The lengths() function will return the length of each element in a list. This differs from the length() function which will return the number of elements contained in a list. For an example of the differences, see the code chunk below. However, for whatever reason, when lengths() is used with mutate() on a list-column, it will return the number of elements in the list rather than returning the vector with the lengths for each element in the list. In other words, when used with mutate(), lengths() performs what we normally would have thought length() would do. Even more confusing is how when length() is used with mutate, it breaks down and now returns the number of rows in the data frame regardless of what is stored in each row.
lengths(list(a = 1:10, b = 2, z = 5))
## a b z
## 10 1 1
length(mtcars)
## [1] 11
lengths(mtcars)
## mpg cyl disp hp drat wt qsec vs am gear carb
## 32 32 32 32 32 32 32 32 32 32 32
df <- tribble(
~x,
list(a = 1:10, b = 2, z = 5),
list(a = 2:5, c = 4),
list(a = 1, b = 2)
)
# lengths() returns the number of elements in the list-column
df %>% mutate(
length_of_a = lengths(x)
)
## # A tibble: 3 x 2
## x length_of_a
## <list> <int>
## 1 <list [3]> 3
## 2 <list [2]> 2
## 3 <list [2]> 2
# length() returns the number of rows regardless of the value in the list-column
df %>% mutate(
length_of_a = length(x)
)
## # A tibble: 3 x 2
## x length_of_a
## <list> <int>
## 1 <list [3]> 3
## 2 <list [2]> 3
## 3 <list [2]> 3
2. List the most common types of vector found in a data frame. What makes lists different?
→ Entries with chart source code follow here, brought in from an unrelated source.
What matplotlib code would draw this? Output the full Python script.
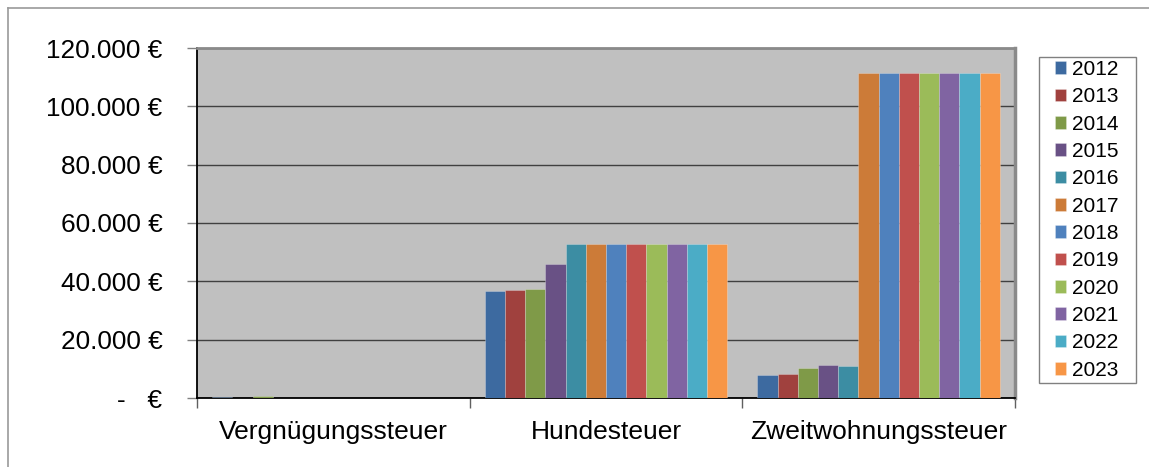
import numpy as np
import matplotlib.pyplot as plt
from matplotlib.lines import Line2D
from matplotlib.patches import Rectangle
from matplotlib.ticker import FuncFormatter

plt.rcParams['font.family'] = ['Liberation Sans', 'DejaVu Sans']

# data
categories = ["Vergnügungssteuer", "Hundesteuer", "Zweitwohnungssteuer"]
years = ["2012", "2013", "2014", "2015", "2016", "2017",
         "2018", "2019", "2020", "2021", "2022", "2023"]
vergnuegung = [300, 0, 800, 150, 150, 150, 150, 150, 150, 150, 150, 150]
hunde = [36700, 37100, 37500, 46000, 52800, 52800, 52800, 52800, 52800, 52800, 52800, 52800]
zweitwohnung = [7900, 8200, 10400, 11300, 11000, 111500, 111500, 111500, 111500, 111500, 111500, 111500]

colors = ["#3d6aa0", "#a0413e", "#7f9a48", "#695185", "#3c8da3", "#cc7b38",
          "#4f81bd", "#c0504d", "#9bbb59", "#8064a2", "#4bacc6", "#f79646"]

values = np.array([vergnuegung, hunde, zweitwohnung])  # shape (3, 12)

W, H = 1149, 467
fig = plt.figure(figsize=(W / 100, H / 100), dpi=100)

# outer chart border (only top/left visible)
fig.add_artist(Line2D([8 / W, 1.0], [1 - 8 / H, 1 - 8 / H], transform=fig.transFigure, color="#9a9a9a", lw=1.2))
fig.add_artist(Line2D([8 / W, 8 / W], [0, 1 - 8 / H], transform=fig.transFigure, color="#9a9a9a", lw=1.2))

left, right, top, bottom = 197, 1015, 48, 398
ax = fig.add_axes([left / W, (H - bottom) / H, (right - left) / W, (bottom - top) / H])
ax.set_facecolor("#c0c0c0")

n = len(years)
bw = 1.0 / (n + 1.5)
x = np.arange(len(categories))
for i, (yr, c) in enumerate(zip(years, colors)):
    ax.bar(x + (i - (n - 1) / 2) * bw, values[:, i], width=bw, color=c,
           edgecolor=(1, 1, 1, 0.25), linewidth=0.7, label=yr, zorder=3)

ax.set_xlim(-0.5, 2.5)
ax.set_ylim(0, 120000)
ax.set_yticks(np.arange(0, 120001, 20000))


def euro(v, pos):
    if v == 0:
        return "-   €"
    return f"{int(v):,} €".replace(",", ".")


ax.yaxis.set_major_formatter(FuncFormatter(euro))
ax.yaxis.grid(True, color="#404040", linewidth=1.0, zorder=1)
ax.set_axisbelow(True)

ax.set_xticks(x)
ax.set_xticklabels(categories)
ax.set_xticks([-0.5, 0.5, 1.5, 2.5], minor=True)
ax.tick_params(axis="x", which="major", length=0, pad=16, labelsize=19)
ax.tick_params(axis="x", which="minor", length=7, width=1, color="#606060", direction="out")
ax.tick_params(axis="y", length=7, width=1, color="#808080", pad=18, labelsize=18.8)

ax.spines["left"].set_color("black")
ax.spines["bottom"].set_color("black")
ax.spines["left"].set_linewidth(1.3)
ax.spines["bottom"].set_linewidth(1.3)
ax.spines["top"].set_color("#8a8a8a")
ax.spines["top"].set_linewidth(2)
ax.spines["right"].set_color("#8a8a8a")
ax.spines["right"].set_linewidth(2.5)

# legend box drawn separately so its padding matches the original
fig.add_artist(Rectangle((1039 / W, 1 - 383 / H), 97 / W, 326 / H, transform=fig.transFigure,
                         facecolor="white", edgecolor="#808080", linewidth=1.0))
leg = fig.legend(loc="upper left", bbox_to_anchor=(1055 / W, 1 - 60 / H),
                 fontsize=15, frameon=False, borderpad=0,
                 handlelength=0.55, handleheight=0.55, handletextpad=0.25,
                 labelspacing=0.4, borderaxespad=0)

fig.savefig("out.png", dpi=100)
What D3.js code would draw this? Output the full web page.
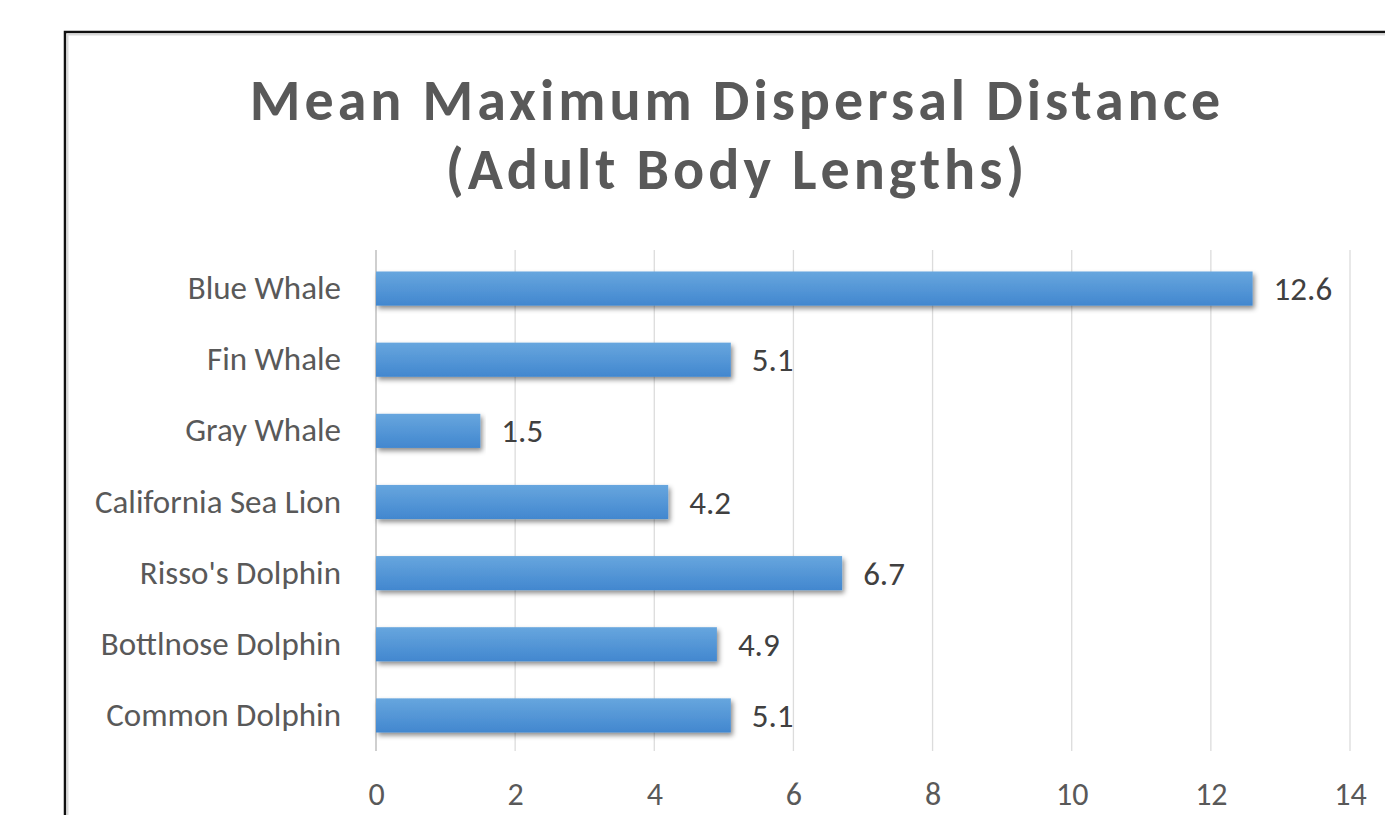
<!DOCTYPE html>
<html>
<head>
<meta charset="utf-8">
<script src="https://cdn.jsdelivr.net/npm/d3@7"></script>
<style>
  body { margin: 0; background: #fff; }
  svg { display: block; }
</style>
</head>
<body>
<div class="vis-holder"></div>
<script>
const width = 1385;
const height = 815;

// data
const species = ["Blue Whale", "Fin Whale", "Gray Whale", "California Sea Lion",
    "Risso's Dolphin", "Bottlnose Dolphin", "Common Dolphin"];
const distances = [12.6, 5.1, 1.5, 4.2, 6.7, 4.9, 5.1];
const xTicks = [0, 2, 4, 6, 8, 10, 12, 14];
const titleLines = ["Mean Maximum Dispersal Distance", "(Adult Body Lengths)"];

const font = "Carlito, Lato, 'Liberation Sans', sans-serif";

const svg = d3.select(".vis-holder").append("svg")
    .attr("width", width)
    .attr("height", height);

const defs = svg.append("defs");
const grad = defs.append("linearGradient")
    .attr("id", "barGrad")
    .attr("x1", 0).attr("y1", 0).attr("x2", 0).attr("y2", 1);
grad.append("stop").attr("offset", "0%").attr("stop-color", "#67a6de");
grad.append("stop").attr("offset", "100%").attr("stop-color", "#4287cf");

const shadow = defs.append("filter")
    .attr("id", "shadow")
    .attr("x", "-5%").attr("y", "-20%")
    .attr("width", "110%").attr("height", "160%");
shadow.append("feDropShadow")
    .attr("dx", 2).attr("dy", 3)
    .attr("stdDeviation", 2.5)
    .attr("flood-color", "#000")
    .attr("flood-opacity", 0.45);

// frame
svg.append("path")
    .attr("d", `M${65},${height} V${32} H${width}`)
    .attr("fill", "none")
    .attr("stroke", "#111")
    .attr("stroke-width", 2.5);
svg.append("path")
    .attr("d", `M${67.5},${height} V${34.5} H${width}`)
    .attr("fill", "none")
    .attr("stroke", "#d9d9d9")
    .attr("stroke-width", 2);

// title
svg.append("g").selectAll("text")
    .data(titleLines)
    .enter().append("text")
    .attr("x", 737)
    .attr("y", (d, i) => 120 + i * 69)
    .attr("text-anchor", "middle")
    .attr("font-family", font)
    .attr("font-weight", "bold")
    .attr("font-size", 58)
    .attr("letter-spacing", 4)
    .attr("fill", "#595959")
    .text(d => d);

const x = d3.scaleLinear()
    .domain([0, 14])
    .range([376, 1350]);

const y = d3.scaleBand()
    .domain(species)
    .range([253, 751])
    .paddingInner(0.52)
    .paddingOuter(0.26);

// gridlines
svg.append("g").selectAll("line")
    .data(xTicks)
    .enter().append("line")
    .attr("x1", d => x(d)).attr("x2", d => x(d))
    .attr("y1", 250).attr("y2", 751)
    .attr("stroke", d => d === 0 ? "#cfcfcf" : "#dcdcdc")
    .attr("stroke-width", d => d === 0 ? 2 : 1.3);

// x axis labels
const xAxis = d3.axisBottom(x).tickValues(xTicks).tickSize(0).tickPadding(0);
const gx = svg.append("g")
    .attr("transform", "translate(0,805)")
    .call(xAxis);
gx.select(".domain").remove();
gx.selectAll("text")
    .attr("font-family", font)
    .attr("font-size", 32)
    .attr("fill", "#595959")
    .attr("dy", null);

// y axis labels
const yAxis = d3.axisLeft(y).tickSize(0).tickPadding(0);
const gy = svg.append("g")
    .attr("transform", "translate(341,0)")
    .call(yAxis);
gy.select(".domain").remove();
gy.selectAll("text")
    .attr("font-family", font)
    .attr("font-size", 33)
    .attr("fill", "#595959");

// bars
svg.append("g").selectAll("rect")
    .data(species)
    .enter().append("rect")
    .attr("x", x(0))
    .attr("y", d => y(d))
    .attr("width", (d, i) => x(distances[i]) - x(0))
    .attr("height", y.bandwidth())
    .attr("fill", "url(#barGrad)")
    .attr("filter", "url(#shadow)");

// value labels
svg.append("g").selectAll("text")
    .data(species)
    .enter().append("text")
    .attr("x", (d, i) => x(distances[i]) + 21)
    .attr("y", d => y(d) + y.bandwidth() / 2)
    .attr("dy", "0.35em")
    .attr("font-family", font)
    .attr("font-size", 33)
    .attr("fill", "#404040")
    .text((d, i) => distances[i].toFixed(1));
</script>
</body>
</html>
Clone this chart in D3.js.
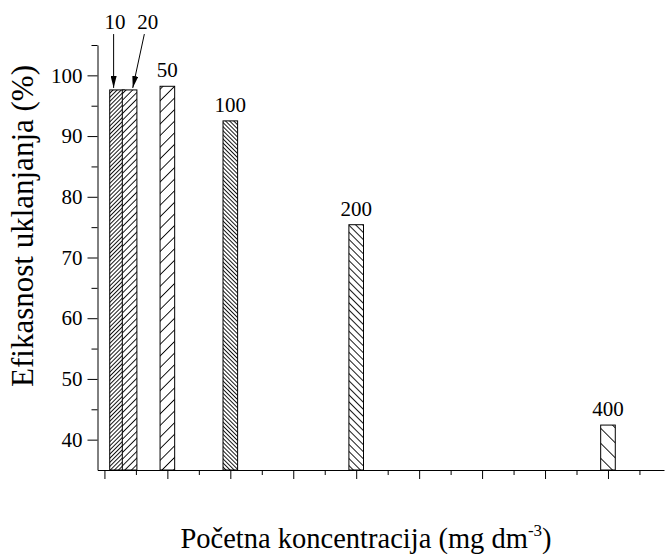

In a data frame, I usually encounter numerics, characters, and factors, in which there is just a single value at any row x column designation. Lists are different because they can contain any number of data types, and multiple values for each. You can even have a list of lists! This means that a very diverse data set can be stored within lists in a single column of your data frame. That is the beauty of list-columns that this chapter tries to highlight.